My current company - Luma Health Inc - has an Event-Driven Architecture where all of our backend systems interact via async messaging/jobs. Thus our backbone is sustained by an AMQP broker - RabbitMQ - which routes the jobs to interested services.

Since our jobs are very critical - we cannot support failures AND should design to make the system more resilient because well..we don't want a patient not being notified of their appointment, appointments not being created when they should, patients showing off into facilities where they were never notified the patient had something scheduled.

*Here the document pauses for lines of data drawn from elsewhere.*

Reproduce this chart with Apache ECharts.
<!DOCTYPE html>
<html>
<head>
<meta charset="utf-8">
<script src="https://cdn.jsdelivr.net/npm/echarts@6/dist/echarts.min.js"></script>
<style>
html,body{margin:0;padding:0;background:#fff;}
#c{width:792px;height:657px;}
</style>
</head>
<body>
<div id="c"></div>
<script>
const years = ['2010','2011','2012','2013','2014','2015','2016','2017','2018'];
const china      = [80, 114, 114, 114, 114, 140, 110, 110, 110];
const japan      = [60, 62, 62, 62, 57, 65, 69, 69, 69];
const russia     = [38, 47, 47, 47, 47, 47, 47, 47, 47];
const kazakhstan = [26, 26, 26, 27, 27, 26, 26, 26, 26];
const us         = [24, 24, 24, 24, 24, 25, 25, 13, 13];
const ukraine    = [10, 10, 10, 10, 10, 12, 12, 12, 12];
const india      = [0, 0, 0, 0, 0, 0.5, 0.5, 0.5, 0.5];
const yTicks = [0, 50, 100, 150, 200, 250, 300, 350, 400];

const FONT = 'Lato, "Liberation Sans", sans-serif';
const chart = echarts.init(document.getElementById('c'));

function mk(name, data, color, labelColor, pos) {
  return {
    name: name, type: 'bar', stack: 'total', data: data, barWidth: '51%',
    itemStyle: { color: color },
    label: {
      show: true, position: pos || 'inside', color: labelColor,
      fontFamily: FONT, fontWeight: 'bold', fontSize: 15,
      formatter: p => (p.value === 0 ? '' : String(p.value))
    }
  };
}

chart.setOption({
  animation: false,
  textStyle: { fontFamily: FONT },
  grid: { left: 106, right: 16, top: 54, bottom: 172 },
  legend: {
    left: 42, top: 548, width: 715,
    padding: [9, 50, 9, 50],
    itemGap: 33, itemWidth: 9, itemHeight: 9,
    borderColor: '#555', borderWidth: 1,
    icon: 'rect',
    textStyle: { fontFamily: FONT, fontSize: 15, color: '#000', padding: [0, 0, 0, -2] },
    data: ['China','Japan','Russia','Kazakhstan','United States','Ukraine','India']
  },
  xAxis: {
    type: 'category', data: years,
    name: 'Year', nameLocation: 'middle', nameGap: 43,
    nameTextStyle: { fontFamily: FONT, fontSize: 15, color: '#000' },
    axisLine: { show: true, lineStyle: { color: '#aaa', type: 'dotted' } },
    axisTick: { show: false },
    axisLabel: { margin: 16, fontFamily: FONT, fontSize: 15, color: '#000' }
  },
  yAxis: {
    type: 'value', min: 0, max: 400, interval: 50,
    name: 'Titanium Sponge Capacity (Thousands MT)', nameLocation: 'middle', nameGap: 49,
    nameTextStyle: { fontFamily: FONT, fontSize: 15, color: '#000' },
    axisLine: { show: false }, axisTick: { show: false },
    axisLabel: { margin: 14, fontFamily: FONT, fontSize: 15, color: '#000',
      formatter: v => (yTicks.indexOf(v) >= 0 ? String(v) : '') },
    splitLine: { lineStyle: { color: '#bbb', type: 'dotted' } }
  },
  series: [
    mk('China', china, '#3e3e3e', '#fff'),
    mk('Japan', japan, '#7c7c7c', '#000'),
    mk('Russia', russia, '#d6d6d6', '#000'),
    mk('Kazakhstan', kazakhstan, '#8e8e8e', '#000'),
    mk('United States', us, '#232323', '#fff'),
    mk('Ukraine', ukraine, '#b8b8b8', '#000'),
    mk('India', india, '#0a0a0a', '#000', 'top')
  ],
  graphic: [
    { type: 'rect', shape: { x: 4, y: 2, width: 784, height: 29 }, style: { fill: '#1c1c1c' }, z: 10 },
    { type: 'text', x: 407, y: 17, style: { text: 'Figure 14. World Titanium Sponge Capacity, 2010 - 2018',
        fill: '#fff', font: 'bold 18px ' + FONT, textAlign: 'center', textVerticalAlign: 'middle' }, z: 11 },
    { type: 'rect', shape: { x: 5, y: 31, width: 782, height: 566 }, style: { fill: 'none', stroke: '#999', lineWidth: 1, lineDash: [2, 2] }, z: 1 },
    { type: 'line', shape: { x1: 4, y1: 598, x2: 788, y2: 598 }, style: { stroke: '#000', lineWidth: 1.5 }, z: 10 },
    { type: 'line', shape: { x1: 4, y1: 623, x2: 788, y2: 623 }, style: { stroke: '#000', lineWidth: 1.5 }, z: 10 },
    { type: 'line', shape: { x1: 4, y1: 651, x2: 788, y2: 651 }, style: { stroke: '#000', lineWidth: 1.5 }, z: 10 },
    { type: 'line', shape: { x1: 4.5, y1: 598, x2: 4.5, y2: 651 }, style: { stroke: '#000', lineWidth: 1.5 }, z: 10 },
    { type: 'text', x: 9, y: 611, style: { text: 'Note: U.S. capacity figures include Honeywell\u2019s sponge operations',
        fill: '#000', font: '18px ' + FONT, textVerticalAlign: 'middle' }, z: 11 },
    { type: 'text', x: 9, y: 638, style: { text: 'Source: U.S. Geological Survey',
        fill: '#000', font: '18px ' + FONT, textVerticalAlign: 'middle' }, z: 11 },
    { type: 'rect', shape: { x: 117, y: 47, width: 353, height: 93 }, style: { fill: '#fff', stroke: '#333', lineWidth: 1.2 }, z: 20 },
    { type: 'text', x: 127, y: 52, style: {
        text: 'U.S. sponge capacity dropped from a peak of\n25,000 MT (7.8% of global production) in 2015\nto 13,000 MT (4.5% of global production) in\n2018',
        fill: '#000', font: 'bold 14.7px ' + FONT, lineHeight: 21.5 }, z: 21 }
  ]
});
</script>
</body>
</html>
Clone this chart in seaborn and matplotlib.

Besides the infra and product reliability - some use cases could need postponing - maybe reaching out to an external system who's offline/or not responding. Maybe some error which needs a retry - who knows?

The fact is, delaying/retry is a very frequent requirement into Event Driven Architectures. With this a service responsible for doing it was created - and it worked fine.

But - as the company sold bigger contracts and grew up in scale - this system was almost stressed out and not reliable.

The Unreliable Design​

Before giving the symptoms, let's talk about the organism itself - the service old design.

The design was really straightforward - if our service handlers asked for a postpone OR we failed to send the message to RabbitMQ - we just insert the JSON object from the Job into a Redis Sorted Set and using the Score as the timestamp which it was meant to be retried/published again.

To publish back into RabbitMQ the postponed messages, a job would be triggered each 5 seconds - doing the following:

1. Read from a set key containing all the existing sorted set keys - basically the queue name
2. Fetch jobs using zrangebyscore from 0 to current timestamp BUT limit to 5K jobs.
3. Publish the job to RabbitMQ and remove it from sorted set

The Issues​

This solution actually scaled up until 1-2 years ago when we started having issues with it - the main one's being:

1. It could not catch up to a huge backlog of delayed messages
2. It would eventually OOM or SPIKE up to 40GB of memory
   1. Due to things being fetched into memory AND some instability OR even some internal logic - we could end up shoveling too much data into Redis - the service just died 💀
3. We could not scale horizontally - due to consuming and fetching objects into memory before deleting them.

The Solution​

The solution was very simple: we implemented something that I liked to call streaming approach

Using the same data structure, we are now:

1. Running a zcount from 0 to current timestamp
   • Counting the amount of Jobs -> returning N
2. Creating an Async Iterator for N times - that used the zpopmin method from Redis
   • zpopmin basically returns AND removes the least score object - ie most recent timestamp

The processor for the SortedSet

The Async Iterator

And that's all!

This simple algorithm change annihilated the need for:

1. Big In Memory fetches - makes our memory allocation big
2. Limit of 5K in fetches - makes our throughput lower

Results - which I think the screenshots can speak for themselves​

We processed the entire backlog of 40GB of pending jobs pretty quickly

From a constant usage of ~8GB - we dropped down to ~200MB We are now - trying to be play safe and still oversize - safely allocating 1/4 of the resources. The git diff was our first resource dump - we went even further.

Money-wise: We are talking at least of 1K USD/month AND more in the future if we can lower our ElastiCache instance.

Take Away Points​

• Redis is a Distributed DataStructure database - more than just a simply KeyValue pair storage.
• You can achieve great designs using Redis
• Be careful because the way you design a solution with Redis may be costly in the future

Final Thoughts​

There could be a lot of discussion wether this is a great way of doing jobs postponing, if Redis is the right storage, if we should really postpone jobs for small network hiccups, shouldn't we leverage DelayedExchange from Rabbit? - etc... But at the end of the day - to succeed as a company we need to solve problems in our daily routine. Some problems are worth, some are not. It's always - one step at a time.